Using Database Engine Tuning Advisor can lend a great deal to a DBA. All you need to do is plug in a query, hit start and viola, instant 99% performance increase estimates. OK, it might not be all that but it can give you some pretty good suggestions for increasing performance. Is this too good to be true? In some cases, yes, it is.
Let’s look at something I just ran across. I do actively use DTA. It’s a great tool and it makes tuning extremely large queries quick with reviewing suggests along with execution plans to ensure recommendations are sound. Even better and my primary reason for using DTA is it writes the CREATE statements for you. Remember, a lazy DBA is actually a more efficient DBA.
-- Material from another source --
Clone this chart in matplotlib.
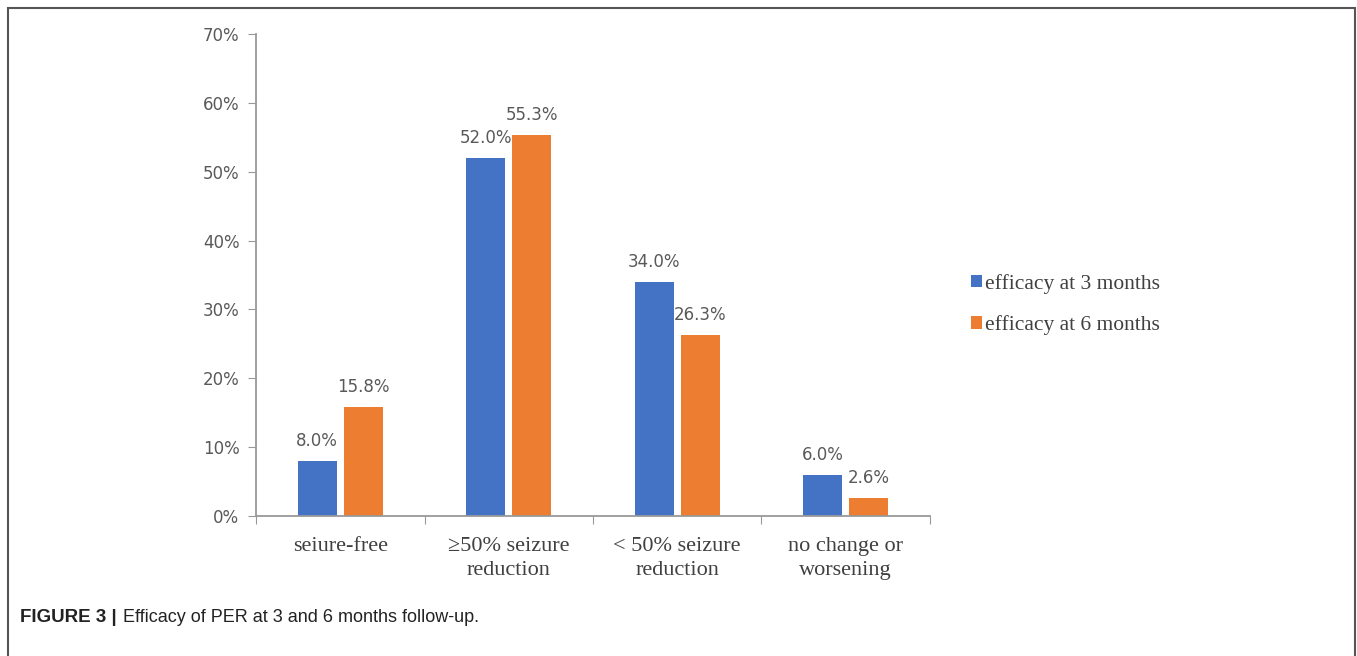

This morning however, DTA was being less than helpful.
A query went by my monitoring tools that sent my disk queue length threw the roof. Well, it went to 8 but as most DBAs know, 3 will make us squirm in our chairs. Once I reviewed the query, it wasn’t really all that bad. In fact, I think it was well written by the vendor. Checking the execution plan I could see there was just some covering index needs to ensure parallelism and some key lookup steps were removed. So I opened DTA already knowing pretty much what I wanted to do and ran the query through it. The results were about what I expected but looking closer I saw this
CREATE NONCLUSTERED INDEX [_dta_index_9_379148396__K1] ON [dbo].[WHDR]
(
[WO_ID] ASC
)WITH (SORT_IN_TEMPDB = OFF, IGNORE_DUP_KEY = OFF, DROP_EXISTING = OFF, ONLINE = OFF) ON [PRIMARY]
Why is that a problem you might ask? Well, it might not be a problem if you are working on a HEAP table and that typical work order ID is really in need of a nonclustered index. At that point we would want the awesomeness of a clustered index anyhow.
Here is the biggest problem. There is a clustered index on the table and that clustered index only consists of the WO_ID. Yes, that would be an extremely big problem as far as performance goes. You would have two indexes doing the same thing and on every change to the table, you would be updating them at the same time. In a large table that cost can show quick and become painful to the users.
So my tip for the day; don’t forget DTA as a beneficial tool to be the lazy DBA we all speak of. It can truly help you even if that is simply taking some code writing shortcuts. But, believe it as much as you believe the first Google hit you get back when researching a problem. As Janice Lee (Twitter | Blog) says in Save Me, Google, “Google told him to. He was in trouble, he panicked, and he trusted his salvation to Google.” Well, don’t fall into the points that Janice put together so well in that blog. Even the tools that are meant to assist us in doing our jobs better can be wrong. They are suggestions that require as much review as anything else going into your database servers.